## [Set problem]
Please determine how many lines of the material include the word "diagram", and respond with nothing but that number.

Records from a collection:
★ ★ ★ ★ ★

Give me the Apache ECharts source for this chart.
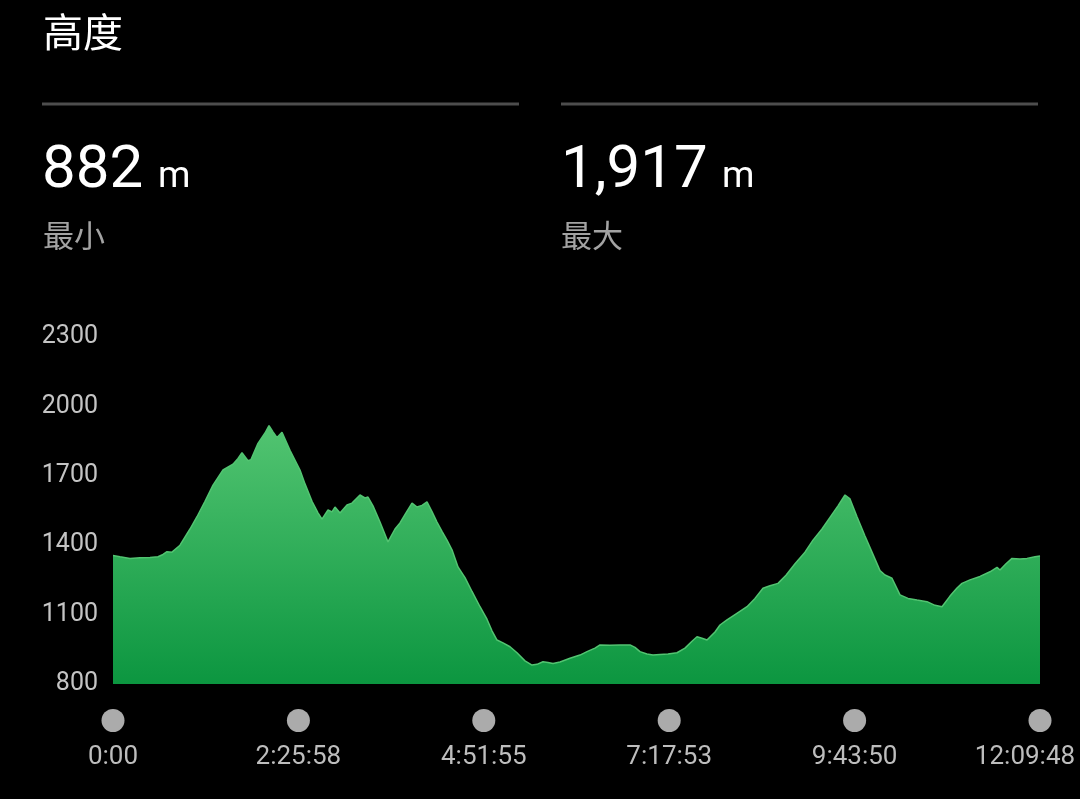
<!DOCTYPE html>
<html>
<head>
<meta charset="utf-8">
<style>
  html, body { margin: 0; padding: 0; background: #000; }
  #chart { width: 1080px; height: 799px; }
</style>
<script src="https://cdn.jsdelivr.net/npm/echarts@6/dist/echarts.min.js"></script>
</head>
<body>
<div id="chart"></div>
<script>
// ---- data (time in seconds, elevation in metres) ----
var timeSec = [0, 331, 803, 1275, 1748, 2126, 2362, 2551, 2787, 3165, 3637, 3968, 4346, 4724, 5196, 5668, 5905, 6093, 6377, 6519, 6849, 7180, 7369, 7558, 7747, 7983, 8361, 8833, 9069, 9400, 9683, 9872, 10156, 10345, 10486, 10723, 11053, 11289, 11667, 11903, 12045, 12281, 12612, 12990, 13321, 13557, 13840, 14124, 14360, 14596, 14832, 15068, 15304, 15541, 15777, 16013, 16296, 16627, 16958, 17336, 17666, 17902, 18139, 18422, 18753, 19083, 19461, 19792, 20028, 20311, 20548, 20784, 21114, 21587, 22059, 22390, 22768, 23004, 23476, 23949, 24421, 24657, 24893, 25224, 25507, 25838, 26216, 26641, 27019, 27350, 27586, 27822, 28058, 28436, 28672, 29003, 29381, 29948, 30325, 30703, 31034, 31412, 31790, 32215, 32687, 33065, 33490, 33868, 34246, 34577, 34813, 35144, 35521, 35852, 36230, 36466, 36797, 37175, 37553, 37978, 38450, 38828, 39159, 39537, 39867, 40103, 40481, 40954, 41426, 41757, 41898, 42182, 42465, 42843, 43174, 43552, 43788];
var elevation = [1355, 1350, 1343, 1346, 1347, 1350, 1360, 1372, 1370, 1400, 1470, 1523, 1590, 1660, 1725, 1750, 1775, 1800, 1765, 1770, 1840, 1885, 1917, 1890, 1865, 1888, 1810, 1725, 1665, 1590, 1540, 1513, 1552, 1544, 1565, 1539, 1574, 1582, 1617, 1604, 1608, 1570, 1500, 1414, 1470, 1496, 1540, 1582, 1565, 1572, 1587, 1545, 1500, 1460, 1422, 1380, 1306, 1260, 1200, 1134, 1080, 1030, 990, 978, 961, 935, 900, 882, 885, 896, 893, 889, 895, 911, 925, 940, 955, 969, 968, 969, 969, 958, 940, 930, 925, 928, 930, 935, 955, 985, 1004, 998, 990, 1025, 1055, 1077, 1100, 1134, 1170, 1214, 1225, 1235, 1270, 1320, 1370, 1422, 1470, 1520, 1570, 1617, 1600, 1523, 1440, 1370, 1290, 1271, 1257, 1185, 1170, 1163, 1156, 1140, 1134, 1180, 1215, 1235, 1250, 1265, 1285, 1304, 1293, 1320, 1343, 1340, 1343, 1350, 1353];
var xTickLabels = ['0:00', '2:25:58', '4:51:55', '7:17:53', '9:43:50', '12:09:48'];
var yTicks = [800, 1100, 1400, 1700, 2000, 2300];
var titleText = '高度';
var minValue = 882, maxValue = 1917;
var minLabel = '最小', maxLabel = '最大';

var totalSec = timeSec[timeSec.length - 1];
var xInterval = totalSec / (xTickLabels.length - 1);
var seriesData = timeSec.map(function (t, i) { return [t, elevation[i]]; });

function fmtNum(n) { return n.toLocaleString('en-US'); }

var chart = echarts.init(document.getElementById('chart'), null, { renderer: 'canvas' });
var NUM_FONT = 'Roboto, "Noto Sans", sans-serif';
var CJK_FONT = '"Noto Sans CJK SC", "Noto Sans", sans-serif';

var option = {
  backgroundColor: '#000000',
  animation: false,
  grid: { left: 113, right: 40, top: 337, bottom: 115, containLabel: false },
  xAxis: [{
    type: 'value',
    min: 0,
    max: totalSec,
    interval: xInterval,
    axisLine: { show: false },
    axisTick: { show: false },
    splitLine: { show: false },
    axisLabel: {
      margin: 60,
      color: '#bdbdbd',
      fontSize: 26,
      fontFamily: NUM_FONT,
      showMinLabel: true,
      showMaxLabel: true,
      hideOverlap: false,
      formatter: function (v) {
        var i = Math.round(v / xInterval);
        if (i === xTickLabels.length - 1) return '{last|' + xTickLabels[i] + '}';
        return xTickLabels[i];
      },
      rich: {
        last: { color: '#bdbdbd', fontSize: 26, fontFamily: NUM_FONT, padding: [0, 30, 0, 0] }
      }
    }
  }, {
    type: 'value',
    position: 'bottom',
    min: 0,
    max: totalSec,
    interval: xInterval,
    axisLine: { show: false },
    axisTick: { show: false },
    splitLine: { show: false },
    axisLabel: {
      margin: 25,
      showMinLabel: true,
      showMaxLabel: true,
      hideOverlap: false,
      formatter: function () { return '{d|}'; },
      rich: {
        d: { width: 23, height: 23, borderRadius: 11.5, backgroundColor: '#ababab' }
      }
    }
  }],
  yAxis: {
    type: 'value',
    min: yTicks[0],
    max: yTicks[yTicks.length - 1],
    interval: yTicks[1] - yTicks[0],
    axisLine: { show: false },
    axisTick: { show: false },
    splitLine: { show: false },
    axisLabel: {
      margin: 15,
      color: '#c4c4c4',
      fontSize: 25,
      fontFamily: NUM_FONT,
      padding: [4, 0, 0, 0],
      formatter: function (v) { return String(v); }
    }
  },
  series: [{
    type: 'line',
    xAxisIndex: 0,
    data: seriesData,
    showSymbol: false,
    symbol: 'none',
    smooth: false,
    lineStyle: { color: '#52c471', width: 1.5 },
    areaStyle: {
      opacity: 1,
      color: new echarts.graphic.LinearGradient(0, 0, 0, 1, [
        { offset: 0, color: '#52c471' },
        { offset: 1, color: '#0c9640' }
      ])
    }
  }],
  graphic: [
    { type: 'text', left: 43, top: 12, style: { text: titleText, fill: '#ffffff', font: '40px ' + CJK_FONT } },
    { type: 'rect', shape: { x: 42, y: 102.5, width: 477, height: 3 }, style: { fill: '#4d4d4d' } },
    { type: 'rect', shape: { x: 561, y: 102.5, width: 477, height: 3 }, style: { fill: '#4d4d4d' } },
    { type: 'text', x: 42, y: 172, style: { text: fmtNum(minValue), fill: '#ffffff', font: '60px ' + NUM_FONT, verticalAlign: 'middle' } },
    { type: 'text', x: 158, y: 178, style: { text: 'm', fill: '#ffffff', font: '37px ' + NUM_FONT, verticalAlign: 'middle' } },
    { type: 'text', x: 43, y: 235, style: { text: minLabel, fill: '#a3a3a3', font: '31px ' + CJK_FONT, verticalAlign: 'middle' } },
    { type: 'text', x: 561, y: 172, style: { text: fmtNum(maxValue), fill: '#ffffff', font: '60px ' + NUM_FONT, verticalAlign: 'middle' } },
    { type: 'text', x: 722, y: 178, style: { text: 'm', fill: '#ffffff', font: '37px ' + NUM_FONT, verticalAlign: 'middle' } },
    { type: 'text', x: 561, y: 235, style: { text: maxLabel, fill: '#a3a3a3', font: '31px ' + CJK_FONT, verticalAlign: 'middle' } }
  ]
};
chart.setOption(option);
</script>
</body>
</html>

★ ★ ★ ★ ★

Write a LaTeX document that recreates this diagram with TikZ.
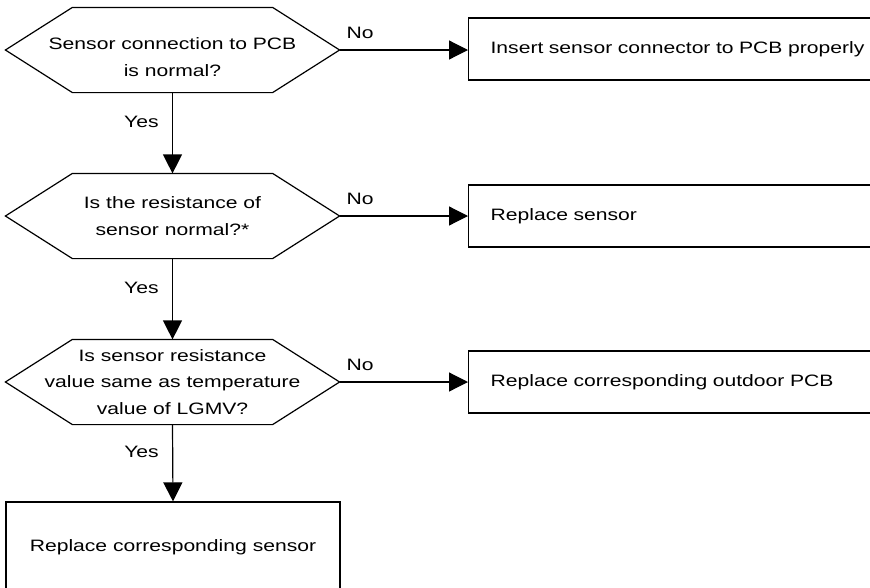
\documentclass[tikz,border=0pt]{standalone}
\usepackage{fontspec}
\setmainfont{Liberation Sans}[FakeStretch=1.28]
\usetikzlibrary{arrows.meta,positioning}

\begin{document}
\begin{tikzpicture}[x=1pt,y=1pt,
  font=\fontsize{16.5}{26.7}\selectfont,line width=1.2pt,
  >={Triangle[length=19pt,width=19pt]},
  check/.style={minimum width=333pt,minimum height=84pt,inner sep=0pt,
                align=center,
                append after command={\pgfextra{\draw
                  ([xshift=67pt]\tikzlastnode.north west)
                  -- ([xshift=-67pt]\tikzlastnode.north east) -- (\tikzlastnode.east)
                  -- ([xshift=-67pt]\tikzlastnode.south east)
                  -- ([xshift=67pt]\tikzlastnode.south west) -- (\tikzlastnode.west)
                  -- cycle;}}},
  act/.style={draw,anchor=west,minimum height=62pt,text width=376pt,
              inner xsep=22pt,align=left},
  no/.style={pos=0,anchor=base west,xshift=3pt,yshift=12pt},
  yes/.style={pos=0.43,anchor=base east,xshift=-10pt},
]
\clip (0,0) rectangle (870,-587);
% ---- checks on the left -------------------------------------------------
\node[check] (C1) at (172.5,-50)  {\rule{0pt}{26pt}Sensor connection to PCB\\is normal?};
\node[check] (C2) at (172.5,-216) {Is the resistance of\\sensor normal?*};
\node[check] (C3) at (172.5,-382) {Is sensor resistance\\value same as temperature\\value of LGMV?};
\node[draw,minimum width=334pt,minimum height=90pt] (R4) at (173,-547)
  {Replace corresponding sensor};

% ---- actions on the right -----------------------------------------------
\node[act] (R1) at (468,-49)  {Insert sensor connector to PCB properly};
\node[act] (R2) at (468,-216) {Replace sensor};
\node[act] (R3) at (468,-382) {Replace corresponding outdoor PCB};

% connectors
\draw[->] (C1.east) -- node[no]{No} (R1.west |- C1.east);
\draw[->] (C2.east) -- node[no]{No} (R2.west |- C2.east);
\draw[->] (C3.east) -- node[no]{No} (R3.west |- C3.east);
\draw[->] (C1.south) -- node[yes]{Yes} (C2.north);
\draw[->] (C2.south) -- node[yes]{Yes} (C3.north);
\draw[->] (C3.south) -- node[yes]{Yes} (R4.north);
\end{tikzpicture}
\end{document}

★ ★ ★ ★ ★

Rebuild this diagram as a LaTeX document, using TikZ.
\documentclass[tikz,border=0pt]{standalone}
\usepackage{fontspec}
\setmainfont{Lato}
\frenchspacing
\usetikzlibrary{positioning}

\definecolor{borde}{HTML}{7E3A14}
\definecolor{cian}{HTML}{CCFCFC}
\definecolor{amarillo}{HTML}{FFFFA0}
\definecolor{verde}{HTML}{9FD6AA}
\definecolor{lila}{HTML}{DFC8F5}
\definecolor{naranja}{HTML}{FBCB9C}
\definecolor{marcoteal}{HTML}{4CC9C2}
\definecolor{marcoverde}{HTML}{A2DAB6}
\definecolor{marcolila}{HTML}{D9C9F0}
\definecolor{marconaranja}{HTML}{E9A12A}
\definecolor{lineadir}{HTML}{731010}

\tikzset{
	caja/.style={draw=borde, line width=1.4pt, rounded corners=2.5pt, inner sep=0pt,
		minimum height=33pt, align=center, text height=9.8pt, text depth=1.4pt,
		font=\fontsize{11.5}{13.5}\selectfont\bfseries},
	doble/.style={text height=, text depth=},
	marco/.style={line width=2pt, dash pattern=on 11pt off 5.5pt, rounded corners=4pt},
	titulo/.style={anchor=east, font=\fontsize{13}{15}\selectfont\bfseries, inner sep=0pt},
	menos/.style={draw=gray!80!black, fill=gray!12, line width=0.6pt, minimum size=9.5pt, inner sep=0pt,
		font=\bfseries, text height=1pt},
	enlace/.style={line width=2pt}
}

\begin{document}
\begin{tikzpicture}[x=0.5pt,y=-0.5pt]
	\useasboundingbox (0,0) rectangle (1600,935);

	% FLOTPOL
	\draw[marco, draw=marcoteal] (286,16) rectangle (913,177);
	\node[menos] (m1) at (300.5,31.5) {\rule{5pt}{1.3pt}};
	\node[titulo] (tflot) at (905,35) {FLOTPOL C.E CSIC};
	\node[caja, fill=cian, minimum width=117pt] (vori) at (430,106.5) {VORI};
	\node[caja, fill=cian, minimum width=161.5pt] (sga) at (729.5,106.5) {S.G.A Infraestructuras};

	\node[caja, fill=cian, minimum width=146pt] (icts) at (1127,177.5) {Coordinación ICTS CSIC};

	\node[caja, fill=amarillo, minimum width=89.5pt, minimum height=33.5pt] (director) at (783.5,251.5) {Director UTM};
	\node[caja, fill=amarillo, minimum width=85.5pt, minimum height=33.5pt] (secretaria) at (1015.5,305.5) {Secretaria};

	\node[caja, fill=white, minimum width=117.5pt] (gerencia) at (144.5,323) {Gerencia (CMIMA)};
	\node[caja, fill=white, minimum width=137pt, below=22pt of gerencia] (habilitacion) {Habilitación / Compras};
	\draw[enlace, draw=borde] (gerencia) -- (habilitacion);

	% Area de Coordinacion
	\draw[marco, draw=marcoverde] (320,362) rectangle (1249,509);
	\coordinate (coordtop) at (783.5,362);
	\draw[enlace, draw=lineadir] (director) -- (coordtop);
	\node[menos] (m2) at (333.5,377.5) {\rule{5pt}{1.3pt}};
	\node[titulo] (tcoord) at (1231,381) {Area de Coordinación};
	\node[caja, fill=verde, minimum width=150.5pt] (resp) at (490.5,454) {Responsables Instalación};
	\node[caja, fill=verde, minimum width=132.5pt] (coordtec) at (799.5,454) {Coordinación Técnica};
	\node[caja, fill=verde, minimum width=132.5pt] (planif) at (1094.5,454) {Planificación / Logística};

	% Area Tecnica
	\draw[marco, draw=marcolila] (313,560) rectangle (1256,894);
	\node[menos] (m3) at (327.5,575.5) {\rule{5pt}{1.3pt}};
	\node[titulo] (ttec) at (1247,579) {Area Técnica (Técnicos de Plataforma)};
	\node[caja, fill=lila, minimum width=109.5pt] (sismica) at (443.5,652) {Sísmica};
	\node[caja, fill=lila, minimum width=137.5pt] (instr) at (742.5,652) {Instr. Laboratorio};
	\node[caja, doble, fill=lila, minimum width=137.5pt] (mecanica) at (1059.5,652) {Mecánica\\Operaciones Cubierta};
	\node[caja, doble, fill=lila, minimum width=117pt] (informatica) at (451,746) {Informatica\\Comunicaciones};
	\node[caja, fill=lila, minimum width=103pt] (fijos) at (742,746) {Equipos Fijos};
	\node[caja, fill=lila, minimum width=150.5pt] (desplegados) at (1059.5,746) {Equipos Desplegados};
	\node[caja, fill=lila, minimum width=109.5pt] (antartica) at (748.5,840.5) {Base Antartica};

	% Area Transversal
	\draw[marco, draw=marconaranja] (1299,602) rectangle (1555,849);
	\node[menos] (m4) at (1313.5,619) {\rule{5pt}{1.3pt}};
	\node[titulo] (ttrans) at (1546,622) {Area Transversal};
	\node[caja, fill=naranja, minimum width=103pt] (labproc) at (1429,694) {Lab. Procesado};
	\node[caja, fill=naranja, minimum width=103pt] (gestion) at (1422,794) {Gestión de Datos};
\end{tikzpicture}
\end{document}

★ ★ ★ ★ ★

## [Exercise output]
2